Friends
ground beetles
worms
centipedes
anthrocids
hover flies
lacewings
ladybirds
bees
Foes
caterpillars (and therefore the butterflies that lay them - especially the cabbage white)
snails
slugs
millipedes
aphids (includes black fly and green fly)
Neutral
wasps
earwigs
birds (they pick off insects, but eat your fruit, and pigeons pick at cabbages)

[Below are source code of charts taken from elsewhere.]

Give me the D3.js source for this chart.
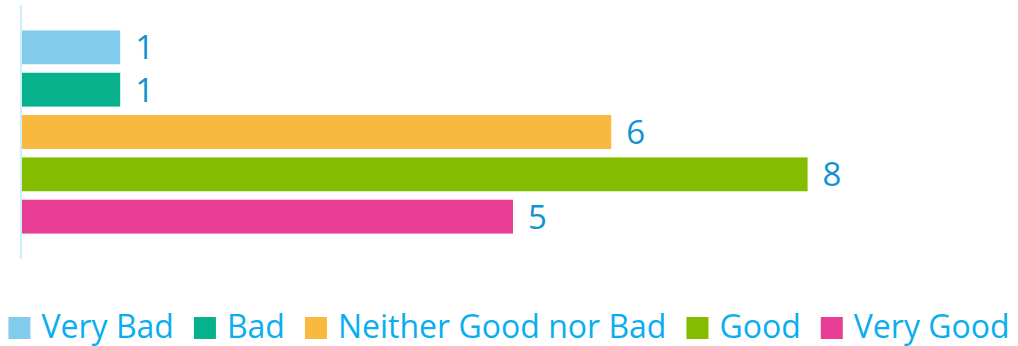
<!DOCTYPE html>
<html>
<head>
<meta charset="utf-8">
<script src="https://cdn.jsdelivr.net/npm/d3@7"></script>
<style>
  html, body { margin: 0; padding: 0; background: #fff; }
  svg { display: block; }
  text { font-family: "Open Sans", "Noto Sans", sans-serif; }
</style>
</head>
<body>
<svg id="chart" width="1018" height="346"></svg>
<script>
// Survey responses by rating
const categories = ["Very Bad", "Bad", "Neither Good nor Bad", "Good", "Very Good"];
const counts = [1, 1, 6, 8, 5];
const colors = ["#83cbec", "#06b18b", "#f9b93f", "#84bd00", "#e83e96"];
const xDomain = [0, 10];

const svg = d3.select("#chart");
const W = 1018, H = 346;

const x = d3.scaleLinear().domain(xDomain).range([22, 1004]);
const y = d3.scaleBand().domain(categories).range([5, 259])
  .paddingInner(0.2).paddingOuter(0.6);

// vertical baseline
svg.append("line")
  .attr("x1", 21).attr("x2", 21)
  .attr("y1", 5).attr("y2", 259)
  .attr("stroke", "#cdeefb").attr("stroke-width", 2);

// bars
svg.append("g").selectAll("rect")
  .data(categories)
  .join("rect")
  .attr("x", x(0))
  .attr("y", d => y(d))
  .attr("width", (d, i) => x(counts[i]) - x(0))
  .attr("height", y.bandwidth())
  .attr("fill", (d, i) => colors[i]);

// value labels
svg.append("g").selectAll("text")
  .data(categories)
  .join("text")
  .attr("x", (d, i) => x(counts[i]) + 15)
  .attr("y", d => y(d) + y.bandwidth() / 2)
  .attr("dy", "0.36em")
  .attr("font-size", 33)
  .attr("fill", "#1193d3")
  .text((d, i) => counts[i]);

// legend
const legend = svg.append("g");
const sw = 22, gapText = 11, gapItem = 20;
const items = legend.selectAll("g")
  .data(categories)
  .join("g");
items.append("rect")
  .attr("width", sw).attr("height", sw)
  .attr("y", -sw / 2)
  .attr("fill", (d, i) => colors[i]);
items.append("text")
  .attr("x", sw + gapText)
  .attr("y", 10)
  .attr("font-size", 32)
  .attr("fill", "#0aaeef")
  .text(d => d);

let cx = 0;
const widths = [];
items.each(function() {
  const w = sw + gapText + d3.select(this).select("text").node().getComputedTextLength();
  widths.push(w);
});
const total = d3.sum(widths) + gapItem * (widths.length - 1);
cx = (W - total) / 2;
items.attr("transform", (d, i) => {
  const t = `translate(${cx},328)`;
  cx += widths[i] + gapItem;
  return t;
});
</script>
</body>
</html>
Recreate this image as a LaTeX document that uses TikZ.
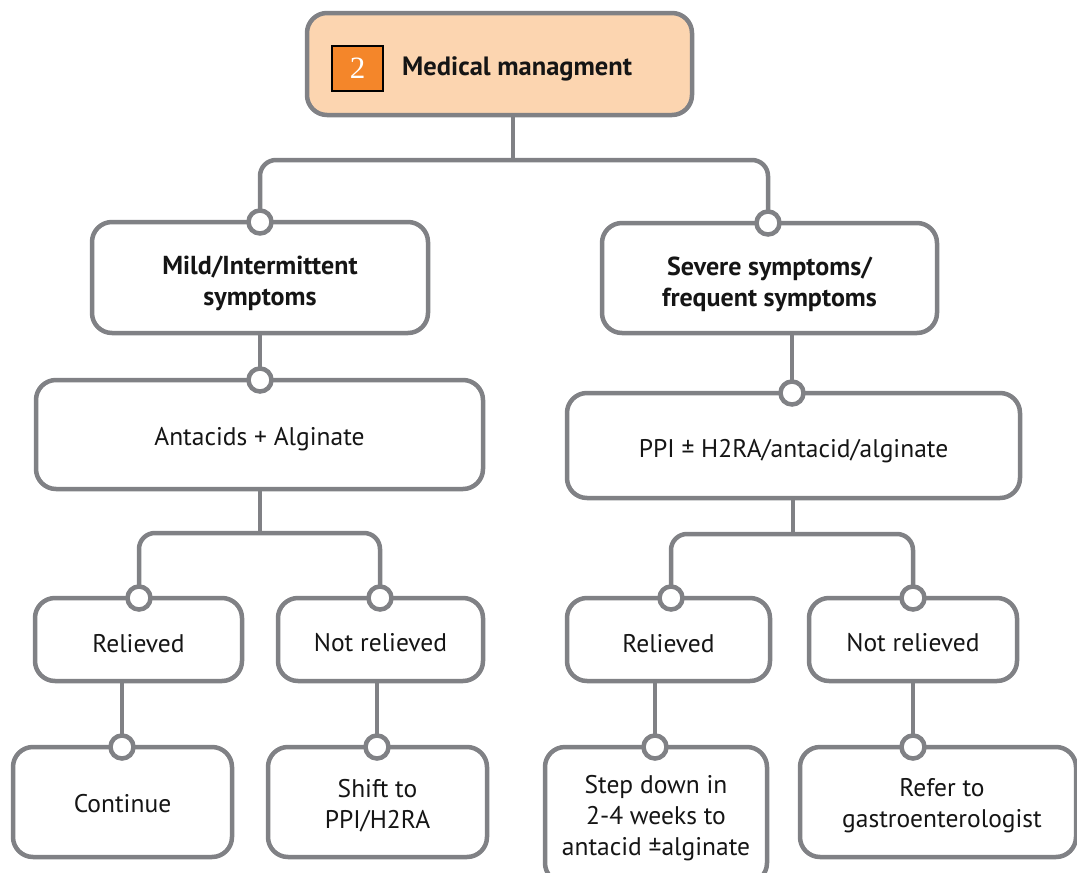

And here are some things you can do to protect your fruit and veg:
1. Encourage/try to avoid killing friendly insects or their larval forms
Many of them eat aphids or other enemy insects.
2. Use netting
7 mm netting will stop butterflies from getting to your veg. I'm pretty sure the netting I used is bigger than that but worked anyhow, but apparently 7 mm is small enough that they definitely can't squeeze their way through, however good your cabbages smell. Here's a cleverer way of putting it over your veg than I came up with (as seen at the allotments):
Netting's also good for keeping birds off your fruit - although I don't always think that's so much of a problem, at least not in London, but maybe it depends on the fruit. At any rate, birds never showed any interest in my raspberries. You can do it just like the picture above - bamboo canes with bottles on the top - or you can build a fruit cage like the picture below. The key thing is don't forget to leave one side of the netting easy to remove so you can get to the plant to pick the fruit.

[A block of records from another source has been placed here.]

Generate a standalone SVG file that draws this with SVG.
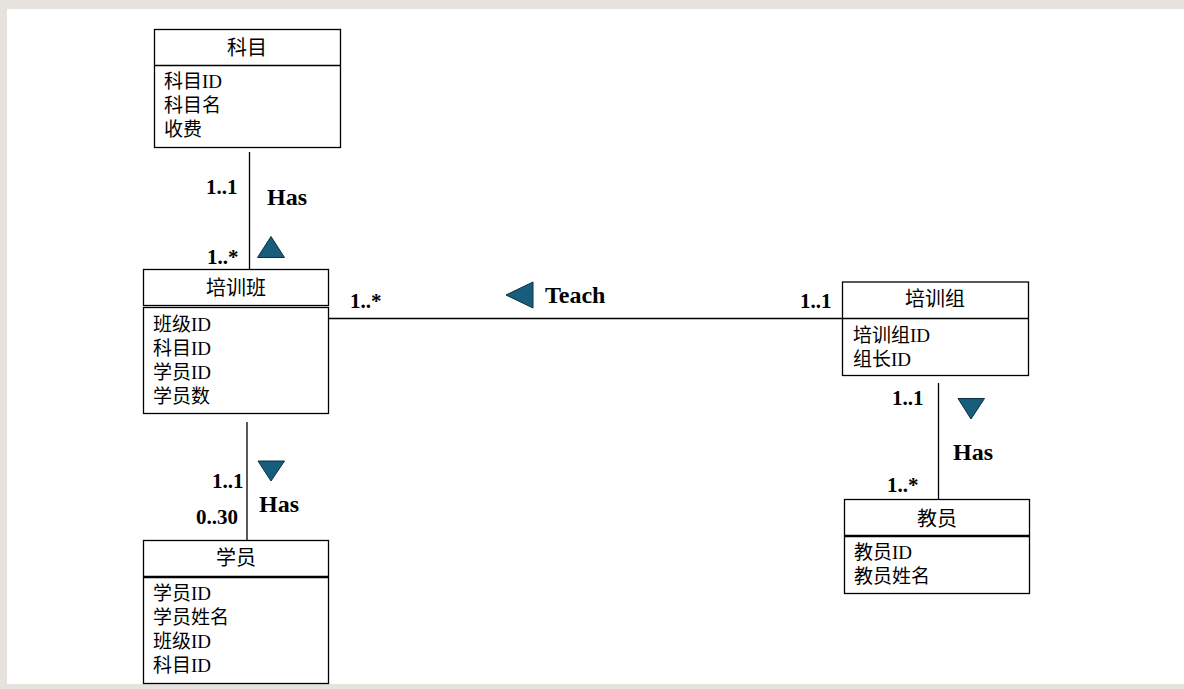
<svg xmlns="http://www.w3.org/2000/svg" width="1184" height="689" viewBox="0 0 1184 689">
<style>
.box{fill:#fff;stroke:#000;stroke-width:1.3}
.div{stroke:#000;stroke-width:1.3}
.thick{stroke:#000;stroke-width:2.5}
.title{font-family:"Liberation Serif","Noto Sans CJK SC",serif;font-size:20px;text-anchor:middle;fill:#000}
.attr{font-family:"Liberation Serif","Noto Sans CJK SC",serif;font-size:19px;fill:#000}
.lbl{font-family:"Liberation Serif","Noto Sans CJK SC",serif;font-size:21px;font-weight:bold;fill:#000}
.name{font-family:"Liberation Serif","Noto Sans CJK SC",serif;font-size:24px;font-weight:bold;fill:#000}
.conn{stroke:#000;stroke-width:1.3;fill:none}
.tri{fill:#175e7d;stroke:#0b2f40;stroke-width:1}
</style>
<rect x="0" y="0" width="1184" height="689" fill="#e6e3de"/>
<rect x="7" y="9" width="1177" height="675" fill="#fff"/>

<g id="connectors">
  <line class="conn" x1="249.5" y1="152" x2="249.5" y2="269"/>
  <line class="conn" x1="329" y1="318.5" x2="843" y2="318.5"/>
  <line class="conn" x1="938.5" y1="383" x2="938.5" y2="499"/>
  <line class="conn" x1="247" y1="422" x2="247" y2="540"/>
  <polygon class="tri" points="257.5,257.5 284.5,257.5 271,236.5"/>
  <polygon class="tri" points="506,295 533,282 533,308"/>
  <polygon class="tri" points="958,398.5 984.5,398.5 971,419"/>
  <polygon class="tri" points="258,461 284.5,461 271,481"/>
  <text class="lbl" x="206" y="194">1..1</text>
  <text class="name" x="267" y="205">Has</text>
  <text class="lbl" x="207" y="264">1..*</text>
  <text class="lbl" x="350" y="308">1..*</text>
  <text class="name" x="545" y="303">Teach</text>
  <text class="lbl" x="800" y="308">1..1</text>
  <text class="lbl" x="892" y="405">1..1</text>
  <text class="name" x="953" y="460">Has</text>
  <text class="lbl" x="887" y="492">1..*</text>
  <text class="lbl" x="212" y="488">1..1</text>
  <text class="name" x="259" y="512">Has</text>
  <text class="lbl" x="196" y="524">0..30</text>
</g>

<g id="kemu">
  <rect class="box" x="154.5" y="29.5" width="186" height="118"/>
  <line class="div" x1="154.5" y1="65.5" x2="340.5" y2="65.5"/>
  <text class="title" x="247" y="55">科目</text>
  <text class="attr" x="164" y="88">科目ID</text>
  <text class="attr" x="164" y="112">科目名</text>
  <text class="attr" x="164" y="136">收费</text>
</g>

<g id="peixunban">
  <rect class="box" x="143.5" y="269.5" width="185" height="36"/>
  <rect class="box" x="143.5" y="307.5" width="185" height="106"/>
  <text class="title" x="236" y="295">培训班</text>
  <text class="attr" x="153" y="331">班级ID</text>
  <text class="attr" x="153" y="355">科目ID</text>
  <text class="attr" x="153" y="379">学员ID</text>
  <text class="attr" x="153" y="403">学员数</text>
</g>

<g id="peixunzu">
  <rect class="box" x="842.5" y="282" width="186" height="93.5"/>
  <line class="div" x1="842.5" y1="318.5" x2="1028.5" y2="318.5"/>
  <text class="title" x="935" y="306">培训组</text>
  <text class="attr" x="853" y="342">培训组ID</text>
  <text class="attr" x="853" y="366">组长ID</text>
</g>

<g id="jiaoyuan">
  <rect class="box" x="844.5" y="499.5" width="185" height="94"/>
  <line class="thick" x1="844.5" y1="536" x2="1029.5" y2="536"/>
  <text class="title" x="937" y="526">教员</text>
  <text class="attr" x="854" y="559">教员ID</text>
  <text class="attr" x="854" y="583">教员姓名</text>
</g>

<g id="xueyuan">
  <rect class="box" x="143.5" y="540.5" width="185" height="143"/>
  <line class="thick" x1="143.5" y1="577" x2="328.5" y2="577"/>
  <text class="title" x="236" y="565">学员</text>
  <text class="attr" x="153" y="600">学员ID</text>
  <text class="attr" x="153" y="624">学员姓名</text>
  <text class="attr" x="153" y="648">班级ID</text>
  <text class="attr" x="153" y="672">科目ID</text>
</g>
</svg>
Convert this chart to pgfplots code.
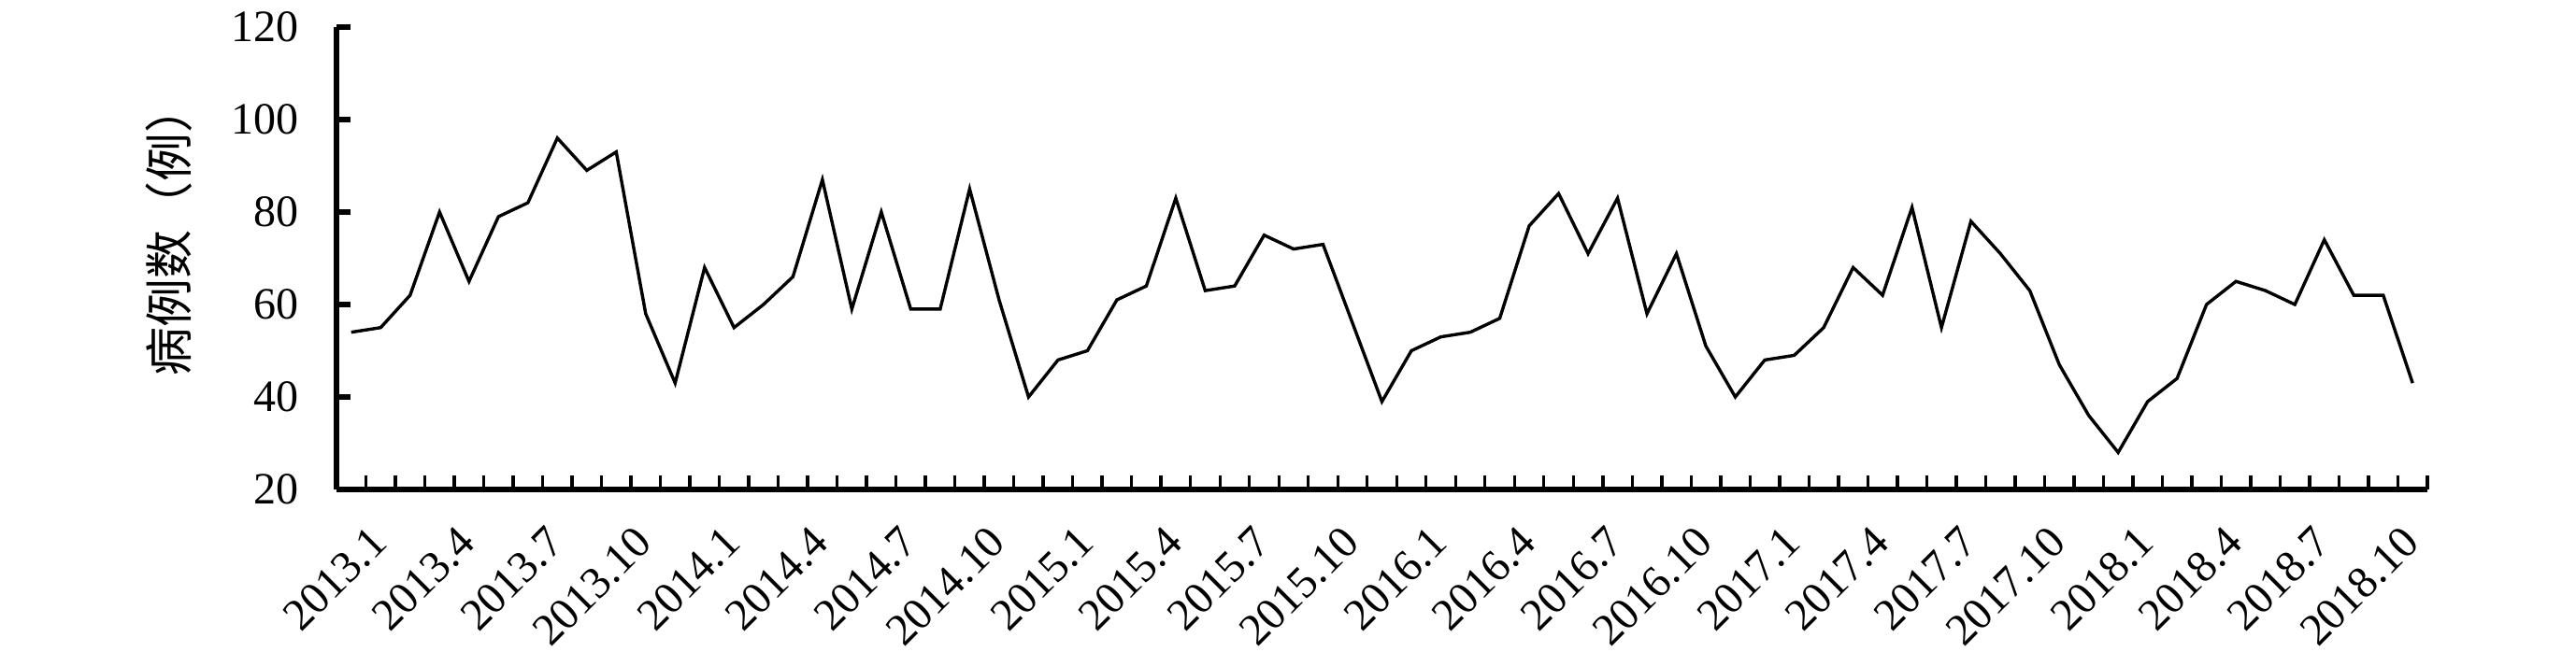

Here's some insect netting that's sufficiently fine it even stops carrot flies. And better still, unless you are leaving your carrots in for a second year to go to seed they don't actually need to be pollenated, so the fact this also keeps pollinating insects out isn't a problem for carrots, so you cn leave it on as long as you like.
3. Agricultural fleece
This is finer than netting and will also keep your soil and plants a bit warmer (you just roll it out over the top of them), and it's so dense that no insects (or at least not any I know of) can get through. It does let light through though, so your plant can grow under it. The problem is that because no insects can get through, none can get to the plants to pollinate them, so it needs to come off at the point anything needs pollinating. Also, it's probably a bit pricey to just put over everything (although it is reusable).
4. Insect sprays
Obviously it's possible to buy commercially available insect sprays, however, the non-organic ones are not very environmentally friendly and anyway, it's also possible to make your own (which are pretty environmentally friendly). Here are the ones they recommended on the course:
a. Garlic and pepper spray
Kills: ants, caterpillars, cabbage worms
To make: crush garlic, chop/grind chilli peppers. Add boiling water. Allow to cool. Add two tablespoons of pure soap (this seems to mean soap without any added ingredients, presumably either pure liquid soap or pure soap flakes is the easiest sort to use). I assume this recipe is for a spray bottle full, but it doesn't say.
b. Onion spray
Kills: aphids, red spider mites
To make: chop up one large unpeeled onion. Place in a blender with one litre of water and blend on a slow speed to a milky consistency.
c. Soap spray
Kills: most pests
To make: dissolve 225 grams of eco-laundry soap in 9 litres of water. Spray on plants and allow to dry. Hose it down with clean water the next day.
5. Companion planting
The course gave me a list, which I might add to the blog another time, but I've kind of gone off the idea of companion planting after I planted chrysanthemums (which are supposed to deter aphids) next to nasturtiums (which aphids love and which some theories of companion planting say you can plant near other plants that aphids love as a kind of sacrificial plant to draw all the aphids) and this happened:
Nasturtiums absolutely covered in aphids (black fly) |
Chrysanthemum with aphids (black fly) |
I'll write more about ways of dealing with slugs another time, as it deserves a whole post in its own right.